Each line in the material below, starting at the one with "Convert this diagram to TikZ code." and ending at the one with "minimum height=43pt] (boxC)", is to be reproduced exactly; no picture is to be copied.

======== TASK DATA

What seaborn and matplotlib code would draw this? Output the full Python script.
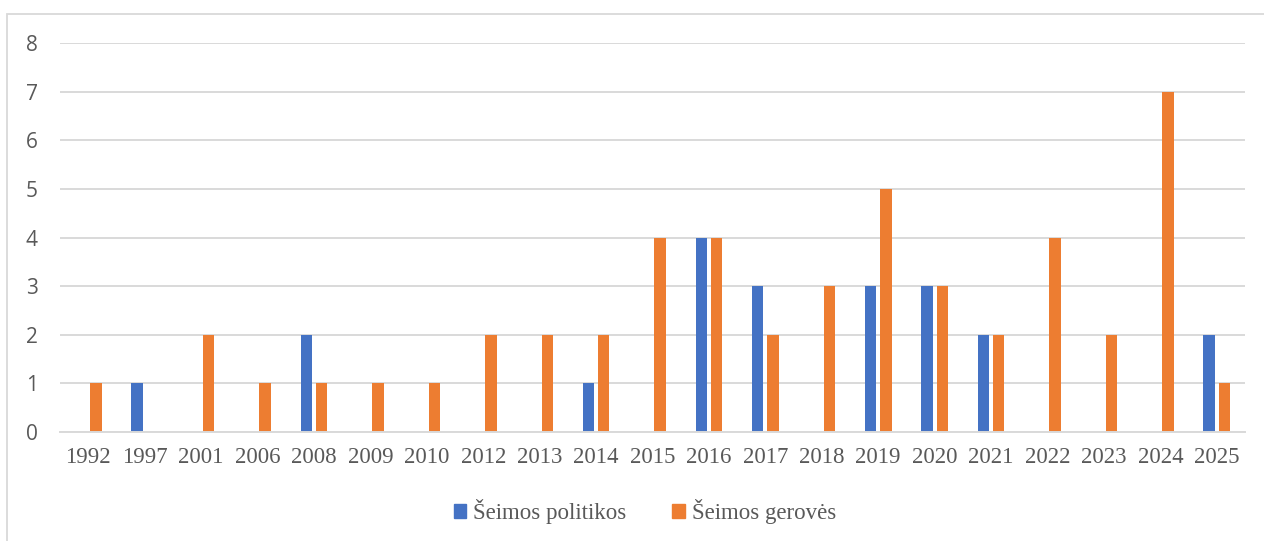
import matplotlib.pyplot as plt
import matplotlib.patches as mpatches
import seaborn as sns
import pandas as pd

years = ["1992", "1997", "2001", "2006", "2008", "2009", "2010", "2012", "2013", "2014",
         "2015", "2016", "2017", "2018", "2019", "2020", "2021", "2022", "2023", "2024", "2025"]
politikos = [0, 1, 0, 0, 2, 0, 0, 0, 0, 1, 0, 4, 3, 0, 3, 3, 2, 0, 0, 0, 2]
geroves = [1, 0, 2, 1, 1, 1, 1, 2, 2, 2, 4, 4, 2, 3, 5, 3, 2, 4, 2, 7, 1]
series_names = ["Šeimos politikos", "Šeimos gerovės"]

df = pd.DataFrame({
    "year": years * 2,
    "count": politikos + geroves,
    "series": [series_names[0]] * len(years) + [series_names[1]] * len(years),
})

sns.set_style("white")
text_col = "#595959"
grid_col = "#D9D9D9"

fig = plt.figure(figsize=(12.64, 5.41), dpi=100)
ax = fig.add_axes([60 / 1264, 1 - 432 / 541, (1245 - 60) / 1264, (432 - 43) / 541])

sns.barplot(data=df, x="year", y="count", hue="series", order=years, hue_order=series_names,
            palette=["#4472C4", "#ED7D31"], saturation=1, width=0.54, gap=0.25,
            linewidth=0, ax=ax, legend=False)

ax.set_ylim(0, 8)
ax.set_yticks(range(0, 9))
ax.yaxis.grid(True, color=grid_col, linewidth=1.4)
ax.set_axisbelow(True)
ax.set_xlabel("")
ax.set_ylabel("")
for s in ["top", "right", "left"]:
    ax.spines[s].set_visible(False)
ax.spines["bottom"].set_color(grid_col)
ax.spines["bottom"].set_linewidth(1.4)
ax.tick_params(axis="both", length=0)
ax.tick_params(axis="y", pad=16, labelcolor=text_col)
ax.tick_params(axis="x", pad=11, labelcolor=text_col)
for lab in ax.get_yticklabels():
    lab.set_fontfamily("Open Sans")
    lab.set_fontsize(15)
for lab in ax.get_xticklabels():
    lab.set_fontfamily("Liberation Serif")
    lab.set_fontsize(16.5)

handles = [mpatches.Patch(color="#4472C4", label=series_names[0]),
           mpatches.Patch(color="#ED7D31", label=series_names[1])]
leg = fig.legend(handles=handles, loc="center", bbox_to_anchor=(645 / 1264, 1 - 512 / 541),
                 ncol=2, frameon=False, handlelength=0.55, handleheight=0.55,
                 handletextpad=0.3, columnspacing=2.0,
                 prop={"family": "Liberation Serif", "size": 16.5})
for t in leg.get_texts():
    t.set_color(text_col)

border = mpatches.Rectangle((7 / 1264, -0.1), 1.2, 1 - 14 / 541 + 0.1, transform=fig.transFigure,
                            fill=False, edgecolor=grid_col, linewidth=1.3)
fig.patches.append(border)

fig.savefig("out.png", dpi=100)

================
======== TASK DATA

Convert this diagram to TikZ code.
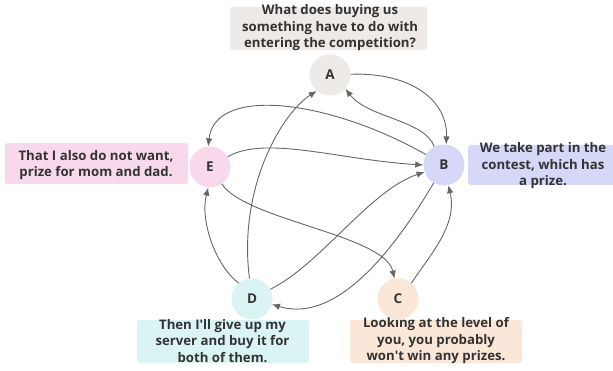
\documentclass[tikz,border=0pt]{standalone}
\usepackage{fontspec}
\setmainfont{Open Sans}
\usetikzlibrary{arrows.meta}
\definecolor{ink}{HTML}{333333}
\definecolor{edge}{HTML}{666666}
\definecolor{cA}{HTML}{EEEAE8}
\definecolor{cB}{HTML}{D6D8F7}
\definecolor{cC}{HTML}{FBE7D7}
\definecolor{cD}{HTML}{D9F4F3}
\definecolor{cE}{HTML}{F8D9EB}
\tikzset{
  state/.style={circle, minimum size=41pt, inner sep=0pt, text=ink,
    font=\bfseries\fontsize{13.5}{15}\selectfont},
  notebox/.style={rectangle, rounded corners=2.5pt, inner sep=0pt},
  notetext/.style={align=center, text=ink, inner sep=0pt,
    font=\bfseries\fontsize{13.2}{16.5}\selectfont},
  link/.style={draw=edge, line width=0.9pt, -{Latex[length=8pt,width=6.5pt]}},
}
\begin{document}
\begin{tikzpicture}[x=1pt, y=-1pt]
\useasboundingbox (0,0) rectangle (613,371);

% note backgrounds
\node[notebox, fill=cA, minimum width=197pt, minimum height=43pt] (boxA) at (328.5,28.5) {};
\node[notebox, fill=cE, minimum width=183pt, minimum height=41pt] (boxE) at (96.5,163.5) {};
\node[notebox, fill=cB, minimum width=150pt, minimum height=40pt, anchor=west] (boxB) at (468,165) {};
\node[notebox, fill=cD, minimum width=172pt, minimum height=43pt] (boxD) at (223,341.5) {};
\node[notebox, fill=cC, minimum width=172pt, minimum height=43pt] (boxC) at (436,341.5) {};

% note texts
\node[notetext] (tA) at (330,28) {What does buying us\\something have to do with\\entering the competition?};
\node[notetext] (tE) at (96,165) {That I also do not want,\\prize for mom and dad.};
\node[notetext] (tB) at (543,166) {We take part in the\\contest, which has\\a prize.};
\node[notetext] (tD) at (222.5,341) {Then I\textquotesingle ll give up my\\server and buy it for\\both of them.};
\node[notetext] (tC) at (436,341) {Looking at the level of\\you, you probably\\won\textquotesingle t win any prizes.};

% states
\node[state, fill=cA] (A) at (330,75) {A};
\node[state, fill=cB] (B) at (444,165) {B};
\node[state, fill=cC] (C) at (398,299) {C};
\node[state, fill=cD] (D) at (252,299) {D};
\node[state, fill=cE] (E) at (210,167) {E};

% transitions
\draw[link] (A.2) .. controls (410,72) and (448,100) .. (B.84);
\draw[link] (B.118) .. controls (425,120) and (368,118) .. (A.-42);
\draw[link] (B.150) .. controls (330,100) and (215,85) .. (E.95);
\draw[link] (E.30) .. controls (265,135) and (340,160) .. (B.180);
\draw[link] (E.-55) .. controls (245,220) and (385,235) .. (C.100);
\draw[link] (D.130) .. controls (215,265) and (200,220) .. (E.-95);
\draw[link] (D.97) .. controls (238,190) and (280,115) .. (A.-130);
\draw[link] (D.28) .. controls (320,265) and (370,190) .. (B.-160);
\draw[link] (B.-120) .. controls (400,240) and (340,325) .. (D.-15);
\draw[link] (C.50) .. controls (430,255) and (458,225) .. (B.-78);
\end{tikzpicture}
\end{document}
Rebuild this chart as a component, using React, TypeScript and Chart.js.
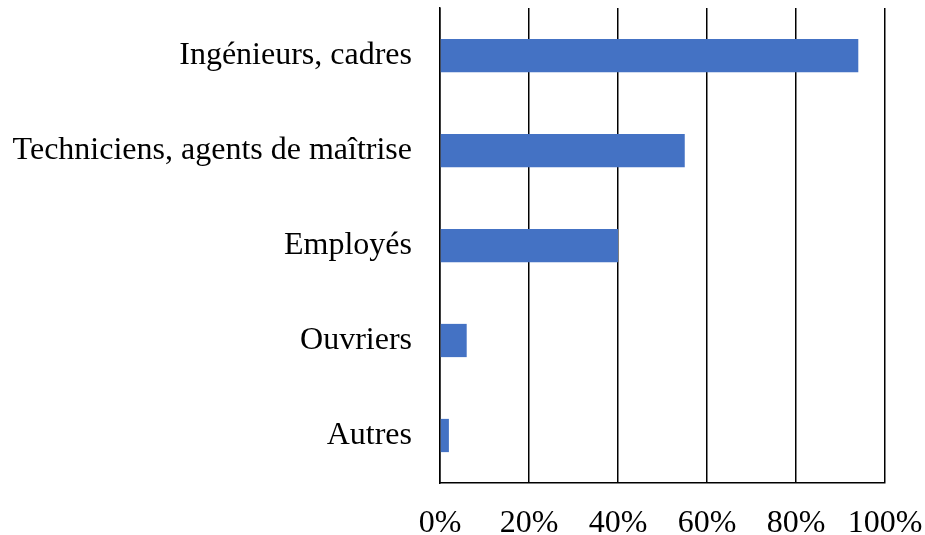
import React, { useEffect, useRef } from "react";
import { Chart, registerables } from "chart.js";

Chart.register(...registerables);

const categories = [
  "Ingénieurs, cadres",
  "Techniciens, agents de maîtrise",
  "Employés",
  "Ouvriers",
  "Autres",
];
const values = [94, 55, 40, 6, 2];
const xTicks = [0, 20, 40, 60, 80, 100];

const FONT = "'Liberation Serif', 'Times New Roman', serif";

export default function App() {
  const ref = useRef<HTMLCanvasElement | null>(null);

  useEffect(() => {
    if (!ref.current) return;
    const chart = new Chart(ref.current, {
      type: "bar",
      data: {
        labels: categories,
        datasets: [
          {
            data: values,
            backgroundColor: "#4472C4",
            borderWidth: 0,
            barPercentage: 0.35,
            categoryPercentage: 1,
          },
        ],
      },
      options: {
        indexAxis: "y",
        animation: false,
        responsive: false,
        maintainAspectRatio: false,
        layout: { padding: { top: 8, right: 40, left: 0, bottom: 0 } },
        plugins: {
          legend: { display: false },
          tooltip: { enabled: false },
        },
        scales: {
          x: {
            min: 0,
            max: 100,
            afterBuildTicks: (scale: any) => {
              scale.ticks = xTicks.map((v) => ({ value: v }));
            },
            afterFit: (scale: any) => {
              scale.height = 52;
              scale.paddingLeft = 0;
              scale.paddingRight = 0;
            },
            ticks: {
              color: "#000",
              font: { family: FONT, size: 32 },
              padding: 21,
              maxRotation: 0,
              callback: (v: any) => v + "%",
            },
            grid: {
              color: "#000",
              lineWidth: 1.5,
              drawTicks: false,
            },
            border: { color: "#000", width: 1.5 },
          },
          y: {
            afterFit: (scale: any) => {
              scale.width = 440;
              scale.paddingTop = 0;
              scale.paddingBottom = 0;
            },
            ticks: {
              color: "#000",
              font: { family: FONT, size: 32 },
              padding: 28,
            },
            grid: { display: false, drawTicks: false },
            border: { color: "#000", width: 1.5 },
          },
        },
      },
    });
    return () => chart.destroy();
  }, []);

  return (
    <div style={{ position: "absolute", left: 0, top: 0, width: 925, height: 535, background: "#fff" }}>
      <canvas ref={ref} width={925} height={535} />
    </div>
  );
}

================

**RESULT**
Convert this diagram to TikZ code.
\documentclass[tikz,border=0pt]{standalone}
\usepackage{fontspec}
\setmainfont{Open Sans}
\usetikzlibrary{arrows.meta}
\definecolor{ink}{HTML}{333333}
\definecolor{edge}{HTML}{666666}
\definecolor{cA}{HTML}{EEEAE8}
\definecolor{cB}{HTML}{D6D8F7}
\definecolor{cC}{HTML}{FBE7D7}
\definecolor{cD}{HTML}{D9F4F3}
\definecolor{cE}{HTML}{F8D9EB}
\tikzset{
  state/.style={circle, minimum size=41pt, inner sep=0pt, text=ink,
    font=\bfseries\fontsize{13.5}{15}\selectfont},
  notebox/.style={rectangle, rounded corners=2.5pt, inner sep=0pt},
  notetext/.style={align=center, text=ink, inner sep=0pt,
    font=\bfseries\fontsize{13.2}{16.5}\selectfont},
  link/.style={draw=edge, line width=0.9pt, -{Latex[length=8pt,width=6.5pt]}},
}
\begin{document}
\begin{tikzpicture}[x=1pt, y=-1pt]
\useasboundingbox (0,0) rectangle (613,371);

% note backgrounds
\node[notebox, fill=cA, minimum width=197pt, minimum height=43pt] (boxA) at (328.5,28.5) {};
\node[notebox, fill=cE, minimum width=183pt, minimum height=41pt] (boxE) at (96.5,163.5) {};
\node[notebox, fill=cB, minimum width=150pt, minimum height=40pt, anchor=west] (boxB) at (468,165) {};
\node[notebox, fill=cD, minimum width=172pt, minimum height=43pt] (boxD) at (223,341.5) {};
\node[notebox, fill=cC, minimum width=172pt, minimum height=43pt] (boxC) at (436,341.5) {};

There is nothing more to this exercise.